(MATERIAL FOR THE TASK)
★ ★ ★ ★

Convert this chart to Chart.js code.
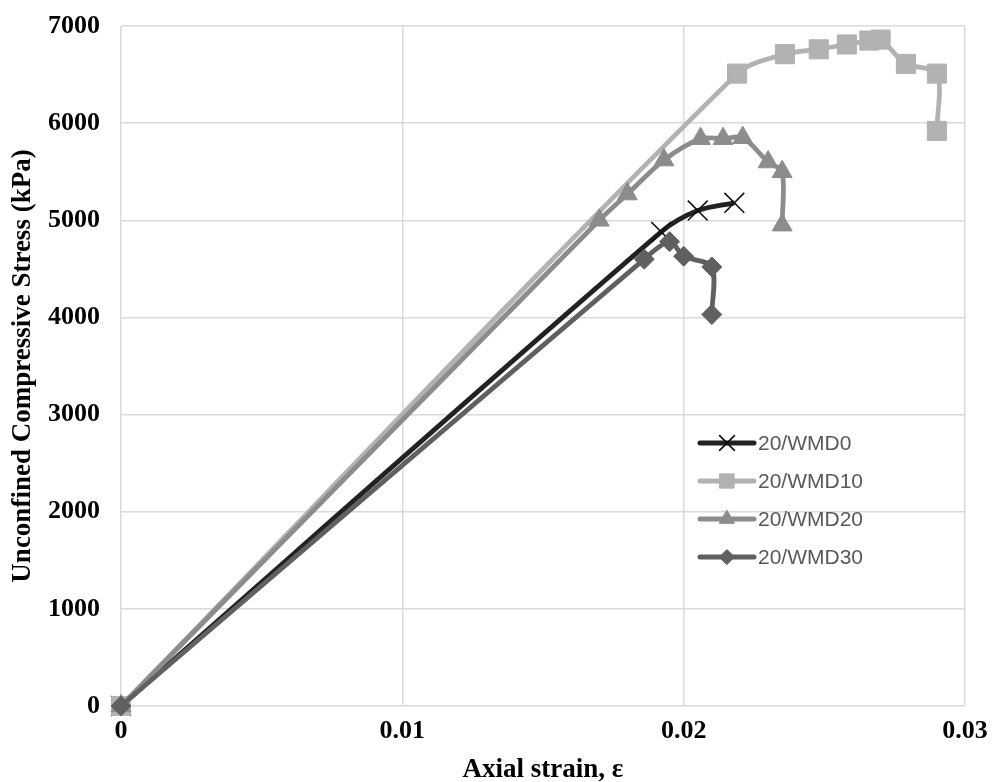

★ ★ ★ ★

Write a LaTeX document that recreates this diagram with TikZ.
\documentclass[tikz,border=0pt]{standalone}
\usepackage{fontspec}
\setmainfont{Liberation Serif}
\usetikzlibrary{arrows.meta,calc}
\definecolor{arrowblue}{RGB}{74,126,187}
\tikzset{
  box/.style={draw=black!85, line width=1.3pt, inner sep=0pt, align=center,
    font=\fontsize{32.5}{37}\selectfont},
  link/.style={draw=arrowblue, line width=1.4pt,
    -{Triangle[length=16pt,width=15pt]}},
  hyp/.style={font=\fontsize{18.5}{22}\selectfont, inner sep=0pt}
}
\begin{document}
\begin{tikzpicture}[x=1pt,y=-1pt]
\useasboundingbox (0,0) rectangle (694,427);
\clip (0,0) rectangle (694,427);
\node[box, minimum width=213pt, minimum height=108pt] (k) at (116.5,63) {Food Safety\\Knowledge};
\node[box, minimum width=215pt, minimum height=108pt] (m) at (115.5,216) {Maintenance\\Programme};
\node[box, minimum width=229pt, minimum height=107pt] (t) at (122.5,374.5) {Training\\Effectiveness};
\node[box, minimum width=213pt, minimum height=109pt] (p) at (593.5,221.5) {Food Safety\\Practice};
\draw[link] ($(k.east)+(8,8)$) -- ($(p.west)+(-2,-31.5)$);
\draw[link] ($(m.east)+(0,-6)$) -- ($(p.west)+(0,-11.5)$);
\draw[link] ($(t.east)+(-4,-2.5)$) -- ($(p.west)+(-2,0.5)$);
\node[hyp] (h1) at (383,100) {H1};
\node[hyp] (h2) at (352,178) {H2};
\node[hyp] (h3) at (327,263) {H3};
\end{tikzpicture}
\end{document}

★ ★ ★ ★

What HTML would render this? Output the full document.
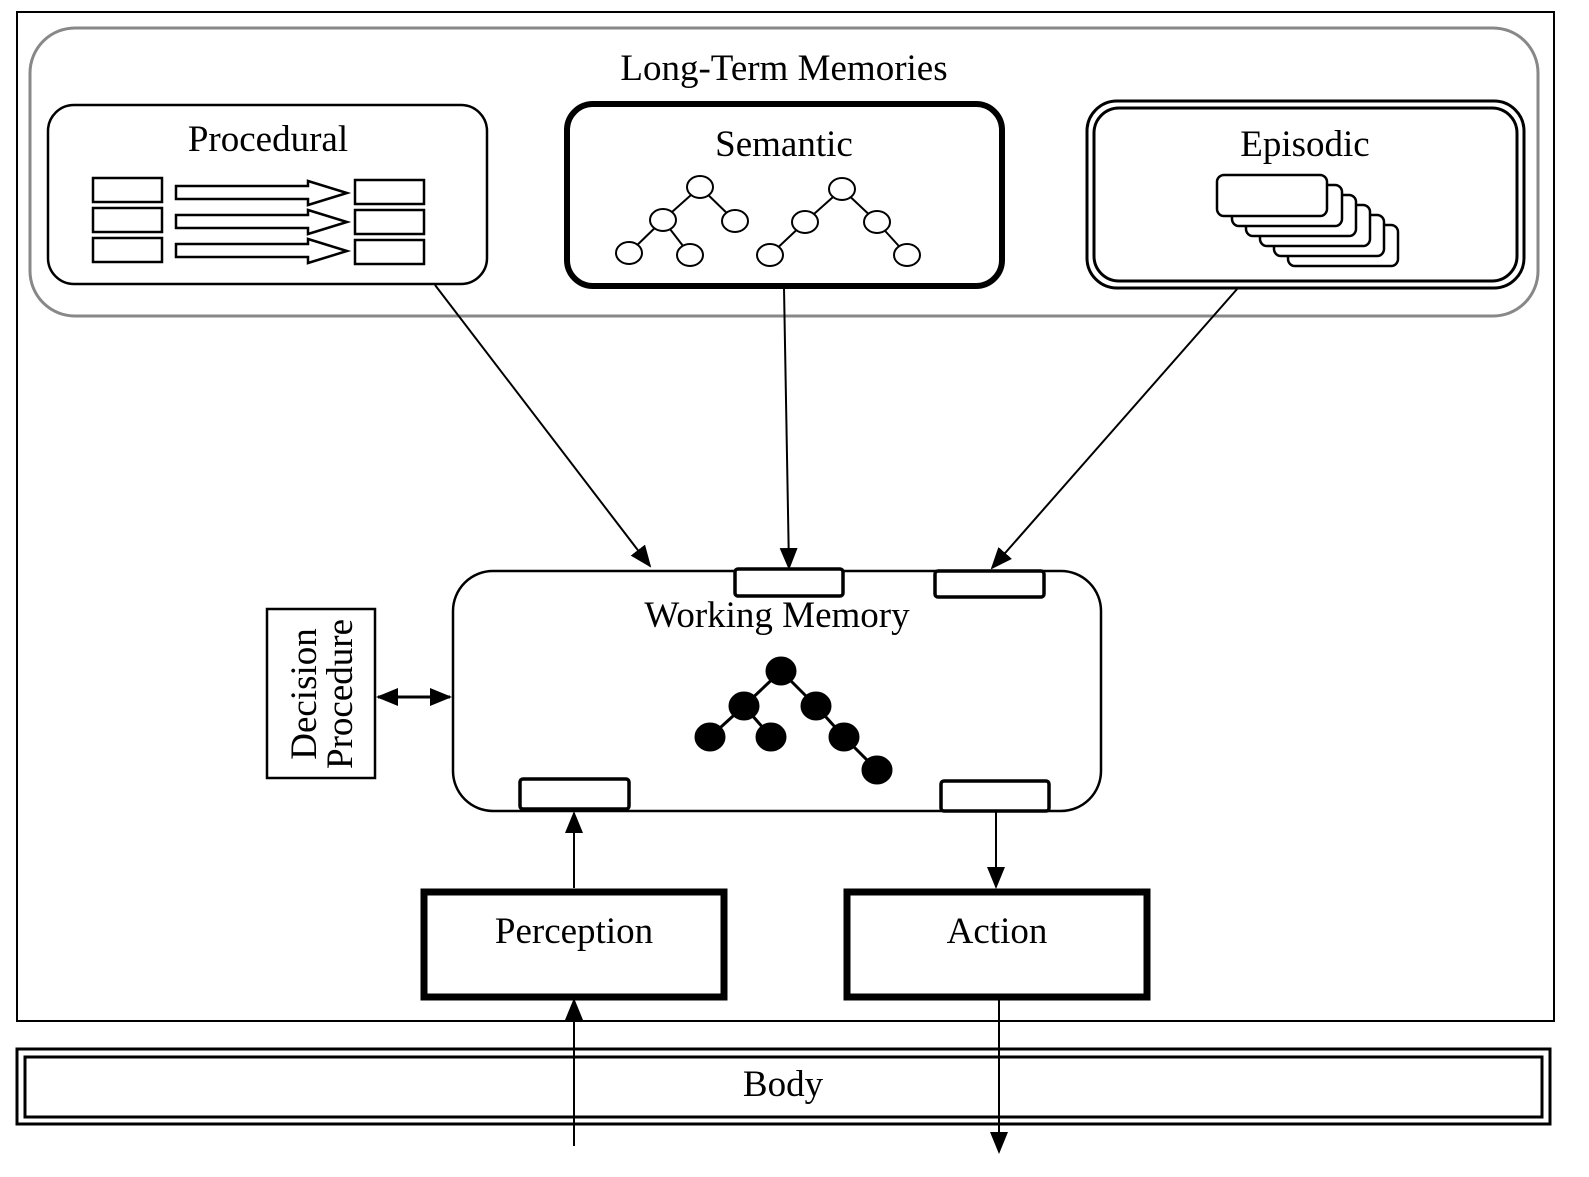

★ ★ ★ ★

Take every line containing the word "this" and copy it.

Convert this chart to Chart.js code.
Write a LaTeX document that recreates this diagram with TikZ.
What HTML would render this? Output the full document.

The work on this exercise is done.